— START —

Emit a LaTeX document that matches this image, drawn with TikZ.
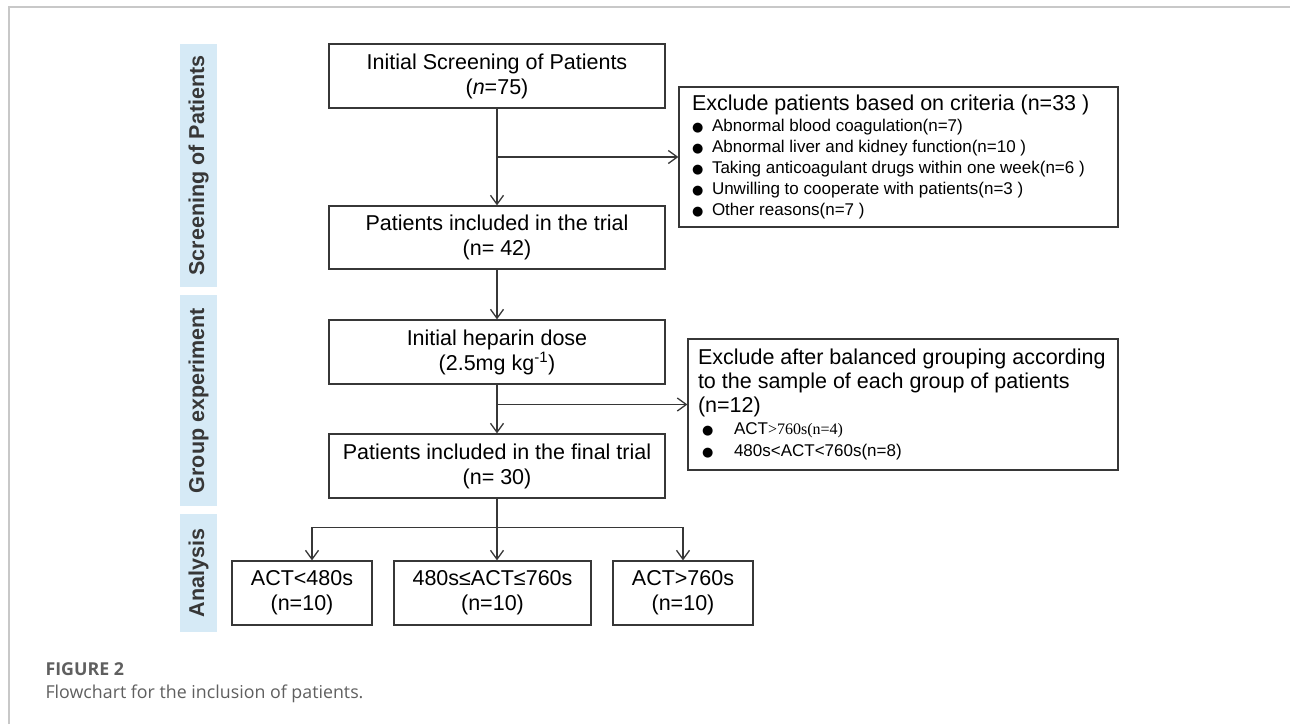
\documentclass[tikz,border=0pt]{standalone}
\usepackage{fontspec}
\setmainfont{Liberation Sans}
\newfontfamily\capfont{Open Sans}
\newfontfamily\timesfont{Liberation Serif}
\newfontfamily\symfont{DejaVu Sans}
\usetikzlibrary{arrows.meta}

\definecolor{bandblue}{RGB}{214,234,246}
\definecolor{bandtext}{RGB}{55,55,55}
\definecolor{linegray}{RGB}{55,55,55}
\definecolor{framegray}{RGB}{200,200,200}
\definecolor{capgray}{RGB}{95,95,95}

\newcommand{\exitem}[3]{\par\hspace*{#1}\makebox[#2][l]{{\symfont\fontsize{13}{13}\selectfont ●}}#3}

\begin{document}
\begin{tikzpicture}[x=1pt,y=1pt,
  box/.style={draw=linegray, line width=1.2pt, minimum width=336pt, minimum height=64pt,
    inner sep=0pt, align=center, font=\fontsize{21.5}{25}\selectfont},
  res/.style={box, minimum width=140pt},
  exbox/.style={draw=linegray, line width=1.2pt, inner ysep=0pt},
  band/.style={fill=bandblue, rotate=90, minimum height=37pt, inner sep=0pt,
    text=bandtext, font=\bfseries\fontsize{21.5}{25}\selectfont},
  arr/.style={draw=linegray, line width=1.3pt, -{Straight Barb[length=9pt,width=13pt]}}]
\useasboundingbox (0,0) rectangle (1290,-724);
\draw[framegray, line width=1.5pt] (9,-724) -- (9,-7) -- (1290,-7);

\node[band, minimum width=243pt] (scr) at (198.5,-165.5) {Screening of Patients};
\node[band, minimum width=211pt] (grp) at (198.5,-400.5) {Group experiment};
\node[band, minimum width=118pt] (ana) at (198.5,-573) {Analysis};

\node[box] (init) at (497,-76) {Initial Screening of Patients\\(\textit{n}=75)};
\node[box, minimum height=63pt] (incl) at (497,-237.5) {Patients included in the trial\\(n= 42)};
\node[box] (dose) at (497,-352) {Initial heparin dose\\(2.5mg kg\textsuperscript{-1})};
\node[box] (final) at (497,-466) {Patients included in the final trial\\(n= 30)};

\node[exbox, inner xsep=13pt, minimum width=439pt, minimum height=140pt] (exa) at (898.5,-157) {%
\begin{minipage}[t]{413pt}
\fontsize{21.5}{24}\selectfont Exclude patients based on criteria (n=33 )\par
\fontsize{17}{21}\selectfont
\exitem{0pt}{20pt}{Abnormal blood coagulation(n=7)}
\exitem{0pt}{20pt}{Abnormal liver and kidney function(n=10 )}
\exitem{0pt}{20pt}{Taking anticoagulant drugs within one week(n=6 )}
\exitem{0pt}{20pt}{Unwilling to cooperate with patients(n=3 )}
\exitem{0pt}{20pt}{Other reasons(n=7 )}
\end{minipage}};

\node[exbox, inner xsep=10pt, minimum width=430pt, minimum height=131pt] (exb) at (903,-404.5) {%
\begin{minipage}[t]{410pt}
\fontsize{21.5}{24}\selectfont Exclude after balanced grouping according\par
to the sample of each group of patients\par
(n=12)\par
\fontsize{17}{22}\selectfont
\exitem{4pt}{32pt}{ACT{\timesfont\fontsize{16}{22}\selectfont >760s(n=4)}}
\exitem{4pt}{32pt}{480s<ACT<760s(n=8)}
\end{minipage}};

\node[res] (lo) at (302,-593) {ACT<480s\\(n=10)};
\node[box, minimum width=197pt] (mid) at (492.5,-593) {480s≤ACT≤760s\\(n=10)};
\node[res] (hi) at (683,-593) {ACT>760s\\(n=10)};

\draw[arr] (init) -- (incl);
\draw[arr] (init.south |- exa.west) -- (exa.west);
\draw[arr] (incl) -- (dose);
\draw[arr] (dose) -- (final);
\draw[arr] (dose.south |- exb.west) -- (exb.west);
\coordinate (split) at ([yshift=-29pt]final.south);
\draw[draw=linegray, line width=1.3pt] (final.south) -- (split);
\draw[arr] (split) -| ([xshift=10pt]lo.north);
\draw[arr] (split) -- (split |- mid.north);
\draw[arr] (split) -| (hi.north);

\node[anchor=base west, text=capgray, font=\capfont\bfseries\fontsize{17.8}{21}\selectfont] (fig) at (42,-675) {FIGURE 2};
\node[anchor=base west, text=capgray, font=\capfont\fontsize{17.8}{21}\selectfont] (cap) at (42,-698) {Flowchart for the inclusion of patients.};
\end{tikzpicture}
\end{document}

— END —

WORK TO DO: Emit the lines of the material exactly, from its first line to the line containing "(9,-7) -- (1290,-7);", inclusive; leave every picture out.

CORRECT RESULT:
Emit a LaTeX document that matches this image, drawn with TikZ.
\documentclass[tikz,border=0pt]{standalone}
\usepackage{fontspec}
\setmainfont{Liberation Sans}
\newfontfamily\capfont{Open Sans}
\newfontfamily\timesfont{Liberation Serif}
\newfontfamily\symfont{DejaVu Sans}
\usetikzlibrary{arrows.meta}

\definecolor{bandblue}{RGB}{214,234,246}
\definecolor{bandtext}{RGB}{55,55,55}
\definecolor{linegray}{RGB}{55,55,55}
\definecolor{framegray}{RGB}{200,200,200}
\definecolor{capgray}{RGB}{95,95,95}

\newcommand{\exitem}[3]{\par\hspace*{#1}\makebox[#2][l]{{\symfont\fontsize{13}{13}\selectfont ●}}#3}

\begin{document}
\begin{tikzpicture}[x=1pt,y=1pt,
  box/.style={draw=linegray, line width=1.2pt, minimum width=336pt, minimum height=64pt,
    inner sep=0pt, align=center, font=\fontsize{21.5}{25}\selectfont},
  res/.style={box, minimum width=140pt},
  exbox/.style={draw=linegray, line width=1.2pt, inner ysep=0pt},
  band/.style={fill=bandblue, rotate=90, minimum height=37pt, inner sep=0pt,
    text=bandtext, font=\bfseries\fontsize{21.5}{25}\selectfont},
  arr/.style={draw=linegray, line width=1.3pt, -{Straight Barb[length=9pt,width=13pt]}}]
\useasboundingbox (0,0) rectangle (1290,-724);
\draw[framegray, line width=1.5pt] (9,-724) -- (9,-7) -- (1290,-7);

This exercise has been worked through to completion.